Schumer’s Venison Tax Donation Proposal: Good Idea Or Are You Skeptical?

When one of the most outspoken liberal, anti-gun United States senators co-sponsors a bill related to deer hunting, it likely sends red flags of skepticism waving furiously like those battered at the beach by a tropical storm.

By Alan Clemons,
Managing Editor

Donated venison, packaged like this for meals, through programs to help those in need is one way hunters help others each year.

Donated venison, packaged like this for meals, through programs to help those in need is one way hunters help others each year.

U.S. Sen. Charles Schumer (D-N.Y.) joined senators in five other states with solid traditions of hunting to propose a tax donation for hunters who donate venison used to help feed the needy. The co-sponsors are Sens. Lisa Murkowski (R-AK), Mark Begich (D-AK) Mike Crapo (R-ID), Mark Pryor (D-AR) and Mike Enzi (R-WY).

According to Schumer’s website, the bill, introduced June 20, would capitalize on the millions of hunters and deer in the country and “creates a tax deduction for a hunter that pays to process venison that will eventually be given to a feeding program. This simply means that if a hunter spends money processing the meat, he or she will be able to deduct that amount from his or her taxable income.”

Sounds simple enough. Kill a deer, get a tax write-off if you meet certain guidelines of the donation program.


U.S. Sen. Charles Schumer, D-N.Y.

But do you believe it? Six United States senators, at least one of whom has aligned himself with anti-gun legislation that has affected hunters, banding together for this?

Also from Schumer’s site:

“The legislation also makes tax exempt any income that a processor receives from an anti-hunger not-for-profit. Therefore, if a hunter were to bring in a deer to be processed and donated, and a tax exempt entity paid the processing fee, the processor would not have to pay taxes on that income. This would allow the charity’s dollars to go further because the processor could be reimbursed at a lower rate and still achieve the same after-tax income. This would allow more venison to go to charity per dollar, and allow more processors to take part.”

With this, the processor would get a little bump in the wallet for participating. Schumer said the proposal has multiple benefits: it helps hunters who help manage deer populations, it helps processors and hunters with a tax write-off, and it helps the food bank programs that have seen declines in monetary and venison donations (which affects those who receive the venison).

Look, these donation programs like Hunters for the Hungry are great. They let hunters  donate some deer to a good cause, and the folks getting the packaged venison darn sure appreciate the help. The programs have been going on for years from grassroots to national levels.

Quite honestly, deer hunters probably take these programs for granted or don’t realize the impact. They’re usually low key, low profile organizations run on non-profit or shoestring budgets. They don’t have giant marketing campaigns (not all of them) and are known among hunters but not always among the general public.
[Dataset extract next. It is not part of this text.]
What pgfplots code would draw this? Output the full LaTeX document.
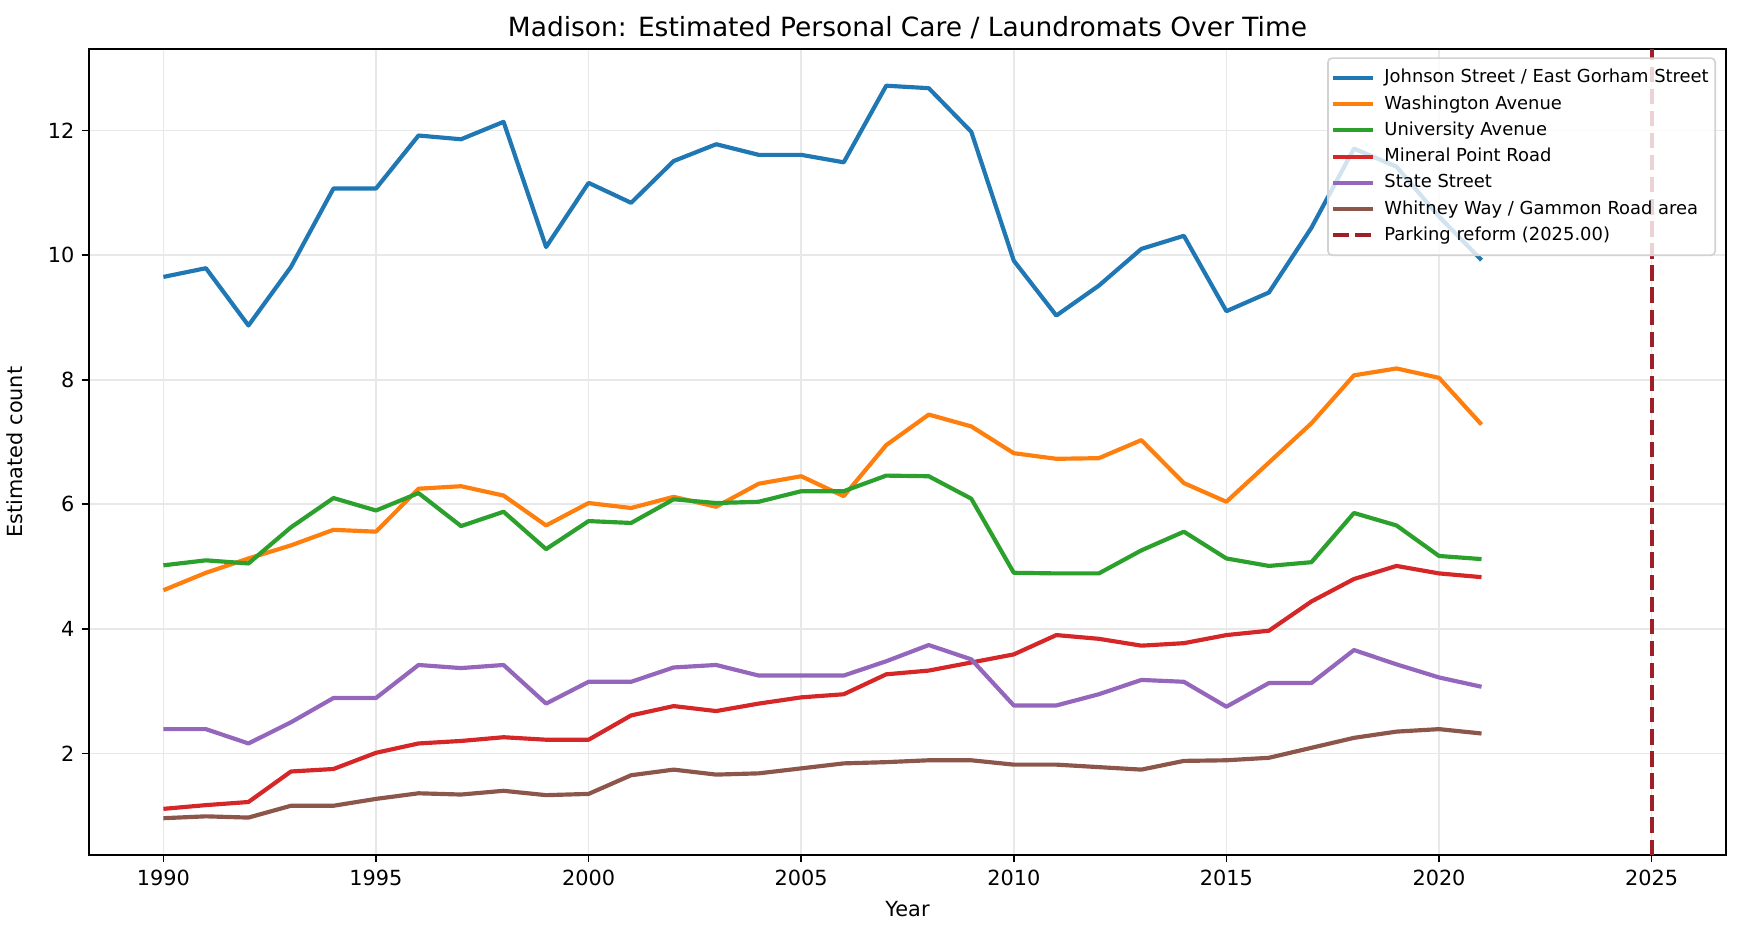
\documentclass[border=0pt]{standalone}
\usepackage{fontspec}
\setmainfont{DejaVu Sans}
\usepackage{pgfplots}
\usepackage{pgfplotstable}
\pgfplotsset{compat=1.18}

\definecolor{c0}{HTML}{1F77B4}
\definecolor{c1}{HTML}{FF7F0E}
\definecolor{c2}{HTML}{2CA02C}
\definecolor{c3}{HTML}{D62728}
\definecolor{c4}{HTML}{9467BD}
\definecolor{c5}{HTML}{8C564B}
\definecolor{reform}{HTML}{9F1F29}

% estimated counts per corridor
\pgfplotstableread{
year johnson washington university mineral state whitney
1990 9.65  4.62 5.02 1.11 2.39 0.96
1991 9.79  4.90 5.10 1.17 2.39 0.99
1992 8.87  5.13 5.05 1.22 2.16 0.97
1993 9.81  5.34 5.63 1.71 2.50 1.16
1994 11.07 5.59 6.10 1.75 2.89 1.16
1995 11.07 5.56 5.90 2.01 2.89 1.27
1996 11.92 6.25 6.18 2.16 3.42 1.36
1997 11.86 6.29 5.65 2.20 3.37 1.34
1998 12.14 6.14 5.88 2.26 3.42 1.40
1999 10.13 5.66 5.28 2.22 2.80 1.33
2000 11.16 6.02 5.73 2.22 3.15 1.35
2001 10.84 5.94 5.70 2.61 3.15 1.65
2002 11.51 6.12 6.08 2.76 3.38 1.74
2003 11.78 5.96 6.02 2.68 3.42 1.66
2004 11.61 6.33 6.04 2.80 3.25 1.68
2005 11.61 6.45 6.21 2.90 3.25 1.76
2006 11.49 6.13 6.21 2.95 3.25 1.84
2007 12.72 6.95 6.46 3.27 3.48 1.86
2008 12.68 7.44 6.45 3.33 3.74 1.89
2009 11.98 7.25 6.09 3.46 3.51 1.89
2010 9.91  6.82 4.90 3.59 2.77 1.82
2011 9.03  6.73 4.89 3.90 2.77 1.82
2012 9.51  6.74 4.89 3.84 2.95 1.78
2013 10.10 7.03 5.26 3.73 3.18 1.74
2014 10.31 6.34 5.56 3.77 3.15 1.88
2015 9.10  6.04 5.13 3.90 2.75 1.89
2016 9.40  6.67 5.01 3.97 3.13 1.93
2017 10.44 7.30 5.07 4.44 3.13 2.09
2018 11.71 8.07 5.86 4.80 3.66 2.25
2019 11.42 8.18 5.66 5.01 3.43 2.35
2020 10.62 8.03 5.17 4.89 3.22 2.39
2021 9.92  7.28 5.12 4.83 3.07 2.32
}\datatable

\begin{document}
\begin{tikzpicture}
	\begin{axis}[
		scale only axis,
		width=785.8pt,
		height=386.9pt,
		xmin=1988.25, xmax=2026.75,
		ymin=0.37, ymax=13.31,
		xtick={1990,1995,...,2025},
		ytick={2,4,...,12},
		/pgf/number format/1000 sep={},
		/pgf/number format/assume math mode=true,
		tick label style={font=\fontsize{10}{12}\selectfont},
		xtick pos=bottom,
		ytick pos=left,
		tick align=outside,
		major tick length=3.5pt,
		major tick style={black, line width=0.8pt},
		axis line style={black, line width=0.8pt},
		grid=major,
		grid style={line width=0.8pt, draw=gray!18},
		title={Madison: Estimated Personal Care / Laundromats Over Time},
		% pgfplots already lifts the title by 6pt
		title style={font=\fontsize{12.7}{14}\selectfont, at={(axis description cs:0.5,1)}, anchor=base},
		xlabel={Year},
		ylabel={Estimated count},
		label style={font=\fontsize{10}{12}\selectfont},
		xlabel style={at={(axis description cs:0.5,-0.067)}, anchor=center},
		ylabel style={at={(axis description cs:-0.0452,0.5)}, anchor=center},
		every axis plot/.append style={line width=2pt, line join=round},
		legend image code/.code={\draw[#1] (0pt,0pt) -- (19pt,0pt);},
		legend cell align=left,
		legend style={
			at={(1,1)}, anchor=north east, xshift=-4.8pt, yshift=-4pt,
			fill=white, fill opacity=0.8, draw opacity=1, text opacity=1,
			draw=gray!35, line width=0.8pt, rounded corners=2pt,
			font=\fontsize{8.6}{10}\selectfont,
			nodes={text height=6.8pt, text depth=2pt, inner sep=1.6pt},
			/tikz/every odd column/.append style={column sep=3pt},
			row sep=0.6pt, inner xsep=1.5pt, inner ysep=3.5pt
		},
		]
		
		\addplot[c0] table[x=year, y=johnson] {\datatable};
		\addlegendentry{Johnson Street / East Gorham Street}
		\addplot[c1] table[x=year, y=washington] {\datatable};
		\addlegendentry{Washington Avenue}
		\addplot[c2] table[x=year, y=university] {\datatable};
		\addlegendentry{University Avenue}
		\addplot[c3] table[x=year, y=mineral] {\datatable};
		\addlegendentry{Mineral Point Road}
		\addplot[c4] table[x=year, y=state] {\datatable};
		\addlegendentry{State Street}
		\addplot[c5] table[x=year, y=whitney] {\datatable};
		\addlegendentry{Whitney Way / Gammon Road area}
		
		% reform year marker
		\addplot[reform, dash pattern=on 7.4pt off 3.2pt] coordinates {(2025,0.37) (2025,13.31)};
		\addlegendentry{Parking reform (2025.00)}
		
	\end{axis}
	% fix the margins round the axis box
	\path (current axis.south west) ++(-42.7pt,-38.9pt) rectangle ([shift={(7.2pt,23.5pt)}]current axis.north east);
\end{tikzpicture}
\end{document}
They get some news stories when deer season starts from outdoor writers and maybe television crews doing features, but that’s about all the love they get. Anything is good, though.

Occasionally, idiotic stuff like this happens and the public says, “Whoa, hunters are helping with this and someone’s upset?” Then a good thing like this happens. The donation programs kind of fade into the shadows again until deer season arrives.

Is this federal “deer donation tax write-off” proposal one of these good things? Proponents likely will say it’s no big deal, that despite the millions of hunters who donate venison each year a small percentage probably would participate.

With processing fees at $40 or more, though, a few donated deer per person could add up. Would states be inclined to increase the bag limits to allow for a “donate deer” that wouldn’t count against a hunter’s annual total? Would state agencies be pressured by a federal senator or congressman to do this, despite what the state’s biologists might recommend? That’s a potential thorn — interference — that is unnecessary and unwanted.

Or is this donation proposal just more government involvement in our lives? Participation is optional, of course. But in a time when many in America are clamoring for less government, is this benign and not really “more” government? Or is it yet another layer we don’t need?

Or is there something deeper going on here, perhaps a feel-good lob to hunters from a mix of U.S. senators before someone else drops a bombshell piece of legislation? Reports have been circulating about more gun control legislation returning soon in Washington. Could this donation legislation be a little glad-handing before the firm grip and steely-eyed stare, a little bit of “Hey, didn’t you see what we did for you with this tax write-off thing for hunters? Surely you can give and bend a little bit on this new legislation, can’t you?”

Schumer said he wants to push this venison donation legislation through quickly, before hunting season arrives. We’ll keep an eye on it and see what happens.